According to NCAA President Myles Brand the NCAA and NBA will set up a “new corporation, a legal entity separate from the NCAA and NBA” for the purpose of helping develop youth basketball initiatives nationwide. Brand and NBA Commissioner David Stern said the initiative is a work in progress.
Representatives from almost every U.S. organization involved in basketball were at the press conference to support the initiative, including officials from Nike, Adidas, Reebok and the Amateur Athletic Union. Sources told the IBJ in March that some of those factions opposed the NCAA-NBA initiative which could involve launching co-branded youth leagues and tournaments in addition to development programs for coaches and officials. The NBA Players Association also supports the initiative, Stern said.

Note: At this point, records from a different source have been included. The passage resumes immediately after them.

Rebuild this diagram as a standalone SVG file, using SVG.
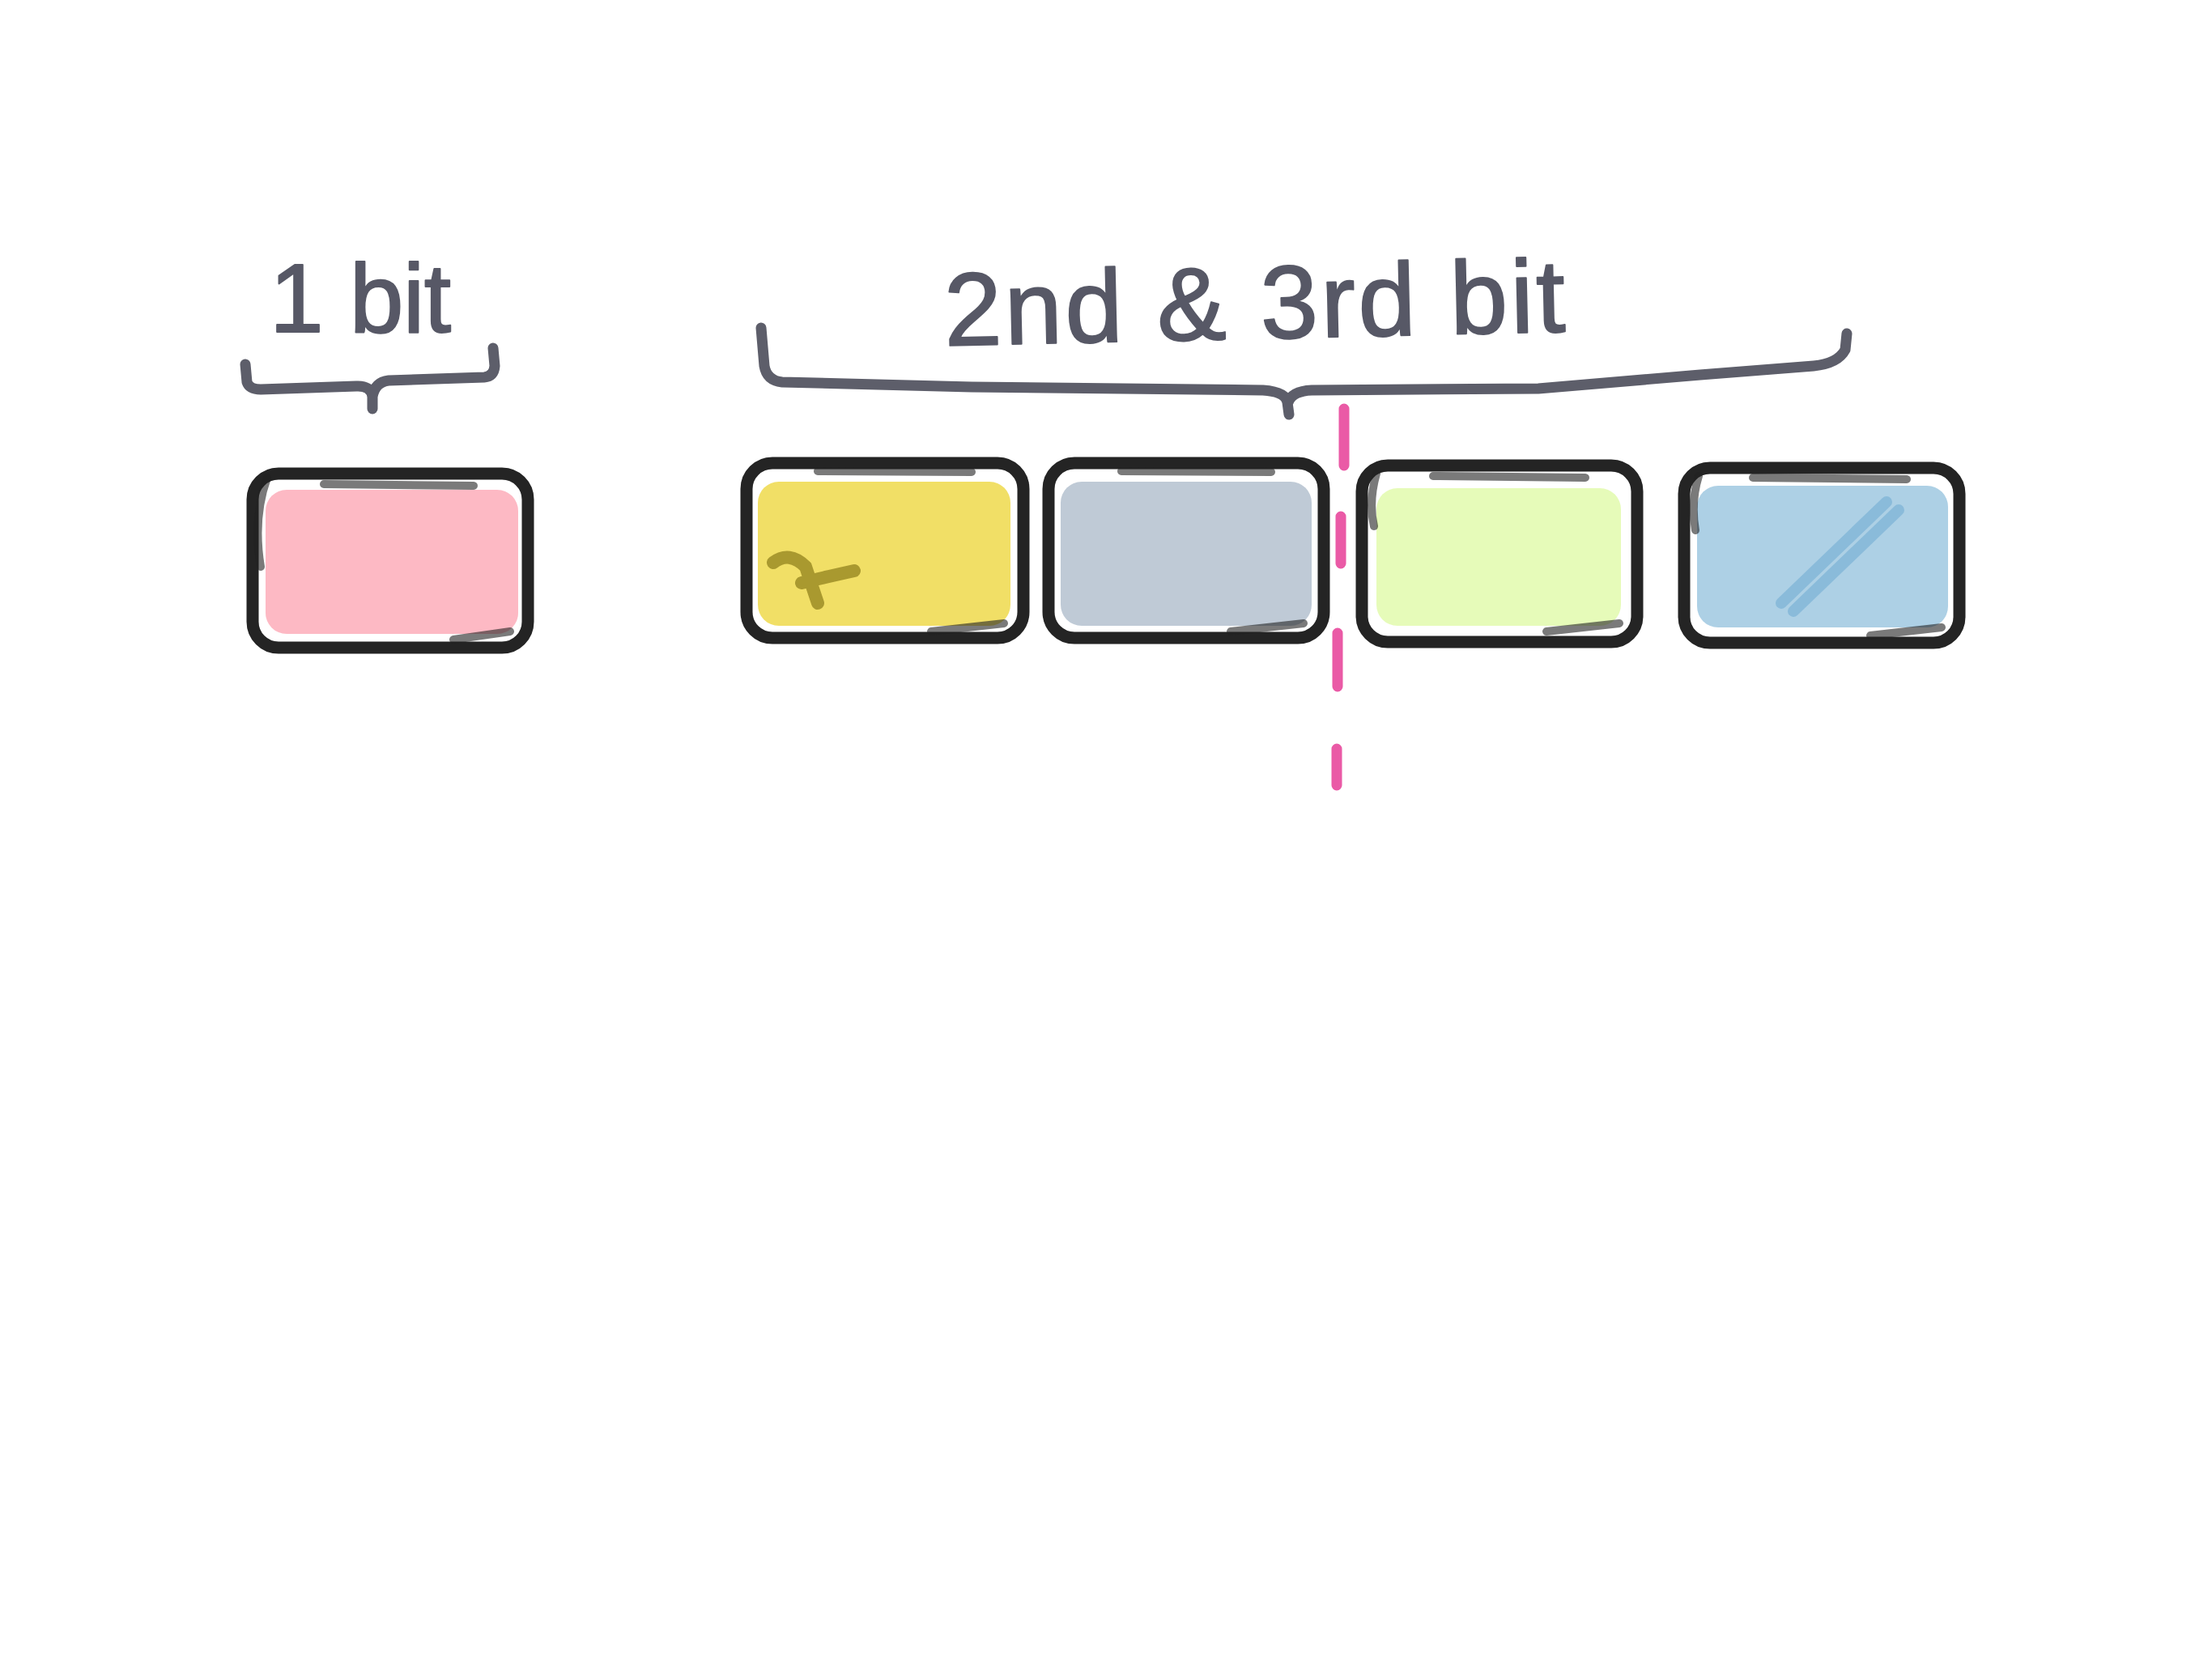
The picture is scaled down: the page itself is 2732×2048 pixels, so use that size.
<svg xmlns="http://www.w3.org/2000/svg" width="2732" height="2048" viewBox="0 0 2732 2048">
<style>
.outline{fill:none;stroke:#111;stroke-width:15;stroke-linecap:round;stroke-linejoin:round;opacity:0.92}
.sketch{fill:none;stroke:#222;stroke-width:10;stroke-linecap:round;opacity:0.6}
.brace{fill:none;stroke:#5d5e6a;stroke-width:13;stroke-linecap:round;stroke-linejoin:round}
.label{font-family:"Liberation Sans","DejaVu Sans",sans-serif;fill:#3a3c4c;stroke:#3a3c4c;stroke-width:2;stroke-linejoin:round;opacity:0.85}
.divider{fill:none;stroke:#ea5aa6;stroke-width:13;stroke-linecap:round}
</style>
<rect width="2732" height="2048" fill="#ffffff"/>

<g id="label-1bit">
<text class="label" x="333" y="410" font-size="120" textLength="224" lengthAdjust="spacing">1 bit</text>
<path class="brace" d="M303 450 L305 472 Q308 481 322 481 L440 477 Q458 476 460 490 L460 505 M460 490 Q463 472 480 470 L598 466 Q610 465 611 452 L609 430"/>
</g>

<g id="label-2nd-3rd-bit">
<text class="label" x="1167" y="427" font-size="128" textLength="767" lengthAdjust="spacing" transform="rotate(-1.3 1167 427)">2nd &amp; 3rd bit</text>
<path class="brace" d="M940 405 L944 452 Q947 470 966 472 L1200 478 L1560 482 Q1588 484 1590 497 L1592 512 M1591 497 Q1596 483 1620 482 L1900 480 L2100 463 L2240 452 Q2270 449 2279 432 L2281 412"/>
</g>

<g id="box-pink">
<rect x="328" y="605" width="312" height="178" rx="26" fill="#fdb5c1" opacity="0.95"/>
<rect class="outline" x="312" y="585" width="340" height="215" rx="32"/>
<path class="sketch" d="M330 590 Q312 640 322 700 M400 598 L585 600 M630 780 L560 790"/>
</g>

<g id="box-yellow">
<rect x="936" y="595" width="312" height="178" rx="26" fill="#efdb55" opacity="0.9"/>
<path d="M955 695 Q975 680 995 700 L1010 745 M990 720 Q1010 715 1055 705" fill="none" stroke="#8a7a18" stroke-width="16" stroke-linecap="round" opacity="0.7"/>
<rect class="outline" x="922" y="572" width="342" height="216" rx="32"/>
<path class="sketch" d="M1010 582 L1200 583 M1240 770 L1150 780"/>
</g>

<g id="box-gray">
<rect x="1310" y="595" width="310" height="178" rx="26" fill="#bcc7d4" opacity="0.95"/>
<rect class="outline" x="1295" y="572" width="340" height="216" rx="32"/>
<path class="sketch" d="M1385 582 L1570 583 M1610 770 L1520 780"/>
</g>

<g id="box-green">
<rect x="1700" y="603" width="302" height="170" rx="26" fill="#e5fbb5" opacity="0.95"/>
<rect class="outline" x="1682" y="575" width="340" height="218" rx="32"/>
<path class="sketch" d="M1700 585 Q1690 620 1697 650 M1770 588 L1958 590 M2000 770 L1910 780"/>
</g>

<g id="box-blue">
<rect x="2096" y="600" width="310" height="175" rx="26" fill="#a9cde4" opacity="0.95"/>
<path d="M2200 745 L2330 620 M2215 755 L2345 630" fill="none" stroke="#7bb2d6" stroke-width="14" stroke-linecap="round" opacity="0.7"/>
<rect class="outline" x="2080" y="578" width="340" height="216" rx="32"/>
<path class="sketch" d="M2098 588 Q2088 620 2094 655 M2165 590 L2355 592 M2398 775 L2310 785"/>
</g>

<g id="connectors">
<path class="divider" d="M1660 505 L1660 575 M1656 638 L1656 696 M1652 782 L1652 848 M1651 925 L1651 970"/>
</g>
</svg>
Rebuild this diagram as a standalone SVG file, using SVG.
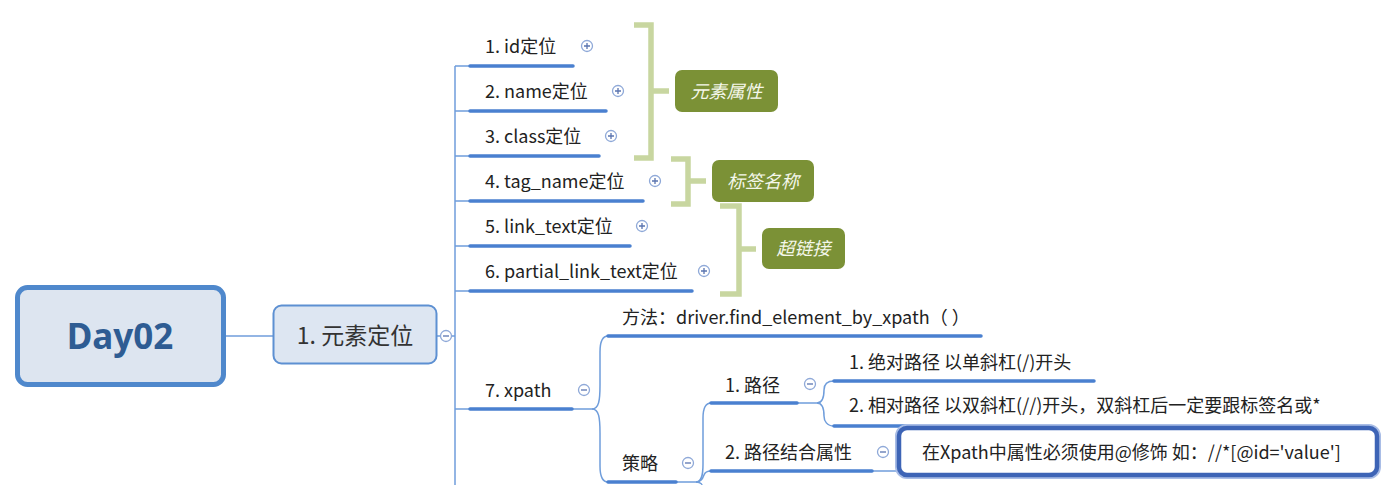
<svg xmlns="http://www.w3.org/2000/svg" width="1383" height="485" viewBox="0 0 1383 485">
<style>
.t{font-family:"Noto Sans CJK SC","Noto Sans",sans-serif;font-size:18px;fill:#222}
.ul{stroke:#4a80d0;stroke-width:3.5;fill:none;stroke-linecap:round}
.cn{stroke:#6f9ddb;stroke-width:1.5;fill:none}
.br{stroke:#c8d6a0;stroke-width:5.5;fill:none}
.tag{fill:#7b9136}
.tg{font-family:"Noto Sans CJK SC","Noto Sans",sans-serif;font-size:18px;font-style:italic;fill:#f4f7ea}
.ic{fill:#fff;stroke:#8fa9d8;stroke-width:1.3}
.is{stroke:#5a74b0;stroke-width:1.3}
</style>
<defs>
<g id="plus"><circle class="ic" r="5.5"/><path class="is" d="M-3,0H3M0,-3V3"/></g>
<g id="minus"><circle class="ic" r="5.5"/><path class="is" d="M-3,0H3"/></g>
</defs>
<rect width="1383" height="485" fill="#fff"/>
<g id="connectors">
<path class="cn" d="M226,336H273"/>
<path class="cn" d="M437,336H455"/>
<path class="cn" d="M455,66V485"/>
<path class="cn" d="M455,66H469M455,111H469M455,156H469M455,201H469M455,246H469M455,291H469M455,409H469"/>
<path class="cn" d="M573,409H592C599,409 600,400 600,385V352C600,342 602,336 608,336"/>
<path class="cn" d="M592,409C599,409 600,418 600,433V466C600,476 602,482 608,482"/>
<path class="cn" d="M677,482H696C702,482 703,474 703,464V418C703,408 705,403 711,403"/>
<path class="cn" d="M696,482C701,482 703,478 704,475C705,472 707,471 711,471"/>
<path class="cn" d="M696,482C701,482 703,484 703,490"/>
<path class="cn" d="M798,403H817C823,403 824,396 824,390C824,385 827,381 834,381"/>
<path class="cn" d="M817,403C823,403 824,410 824,416C824,421 827,426 834,426"/>
<path class="cn" d="M873,471H899"/>
</g>
<g id="brackets">
<path class="br" d="M634,25H651V158H634M651,91H669"/>
<path class="br" d="M671,159H688V204H671M688,181H706"/>
<path class="br" d="M720,206H739V294H720M739,249H756"/>
</g>
<g id="root">
<rect x="17.5" y="287.5" width="206" height="97" rx="10" fill="#dde5f0" stroke="#4f88cc" stroke-width="5"/>
<text x="120" y="349" text-anchor="middle" style="font-family:'Noto Sans','Liberation Sans',sans-serif;font-size:35px;font-weight:bold;fill:#2e5c93">Day02</text>
</g>
<g id="n1">
<rect x="273.5" y="305.5" width="163" height="58" rx="8" fill="#dde6f2" stroke="#5d90d2" stroke-width="2"/>
<text x="355" y="344" text-anchor="middle" class="t" style="font-size:23px;fill:#333">1. 元素定位</text>
<use href="#minus" x="446" y="336"/>
</g>
<g id="id"><text class="t" x="485" y="53">1. id定位</text><path class="ul" d="M470,66H573"/><use href="#plus" x="587" y="46"/></g>
<g id="name"><text class="t" x="485" y="98">2. name定位</text><path class="ul" d="M470,111H606"/><use href="#plus" x="618" y="91"/></g>
<g id="class"><text class="t" x="485" y="143">3. class定位</text><path class="ul" d="M470,156H599"/><use href="#plus" x="611" y="136"/></g>
<g id="tag"><text class="t" x="485" y="188">4. tag_name定位</text><path class="ul" d="M470,201H643"/><use href="#plus" x="655" y="181"/></g>
<g id="link"><text class="t" x="485" y="233">5. link_text定位</text><path class="ul" d="M470,246H630"/><use href="#plus" x="642" y="226"/></g>
<g id="partial"><text class="t" x="485" y="278">6. partial_link_text定位</text><path class="ul" d="M470,291H692"/><use href="#plus" x="704" y="271"/></g>
<g id="xpath"><text class="t" x="485" y="397">7. xpath</text><path class="ul" d="M470,409H572"/><use href="#minus" x="584" y="390"/></g>
<g id="method"><text class="t" x="622" y="324">方法：driver.find_element_by_xpath（ ）</text><path class="ul" d="M608,336H981"/></g>
<g id="strategy"><text class="t" x="622" y="470">策略</text><path class="ul" d="M608,482H676"/><use href="#minus" x="688" y="463"/></g>
<g id="path1"><text class="t" x="725" y="392">1. 路径</text><path class="ul" d="M711,403H797"/><use href="#minus" x="810" y="384"/></g>
<g id="abs"><text class="t" x="849" y="369">1. 绝对路径 以单斜杠(/)开头</text><path class="ul" d="M834,381H1094"/></g>
<g id="rel"><text class="t" x="849" y="412">2. 相对路径 以双斜杠(//)开头，双斜杠后一定要跟标签名或*</text><path class="ul" d="M834,426H1360"/></g>
<g id="path2"><text class="t" x="725" y="459">2. 路径结合属性</text><path class="ul" d="M711,471H872"/><use href="#minus" x="883" y="452"/></g>
<g id="attr">
<rect x="899" y="428" width="478" height="47" rx="8" fill="#fff" stroke="#a9bde6" stroke-width="8"/>
<rect x="899" y="428" width="478" height="47" rx="8" fill="#fff" stroke="#3d64b6" stroke-width="4.5"/>
<text class="t" x="922" y="459">在Xpath中属性必须使用@修饰 如：//*[@id='value']</text>
</g>
<g id="g1"><rect class="tag" x="675" y="70" width="103" height="42" rx="7"/><text class="tg" x="726.5" y="98" text-anchor="middle">元素属性</text></g>
<g id="g2"><rect class="tag" x="712" y="160" width="102" height="42" rx="7"/><text class="tg" x="763" y="188" text-anchor="middle">标签名称</text></g>
<g id="g3"><rect class="tag" x="762" y="228" width="83" height="41" rx="7"/><text class="tg" x="803.5" y="255" text-anchor="middle">超链接</text></g>
</svg>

Stern and Brand emphasized that the initiative is not merely about enhancing the quality of players in the college and professional ranks, but is intended to enhance life lessons for all young boys and girls involved in basketball. The duo was peppered with questions from a packed media room at the Grand Hyatt San Antonio.
“Youth basketball has problems,” Brand said. “We have all seen the good, the bad and the ugly. The NCAA realizes we can’t solve these problems through regulations alone. The answer to the problems we strongly believe as a group must be solved in the marketplace through a new corporate joint effort, and we are in the process of putting that together.”
Brand said the new entity will play the role of “national organizing body.” While USA Basketball is the nation’s sanctioning body, it is primarily responsible for organizing teams for international play. USA Basketball President Val Ackerman said she supports the NCAA-NBA initiative.
Stern said part of the plan is to more effectively identify elite players to develop on and off the court, and to grow the game of basketball as whole. Both of those objectives, sports business experts said, fit well with Stern’s objectives of growing the NBA.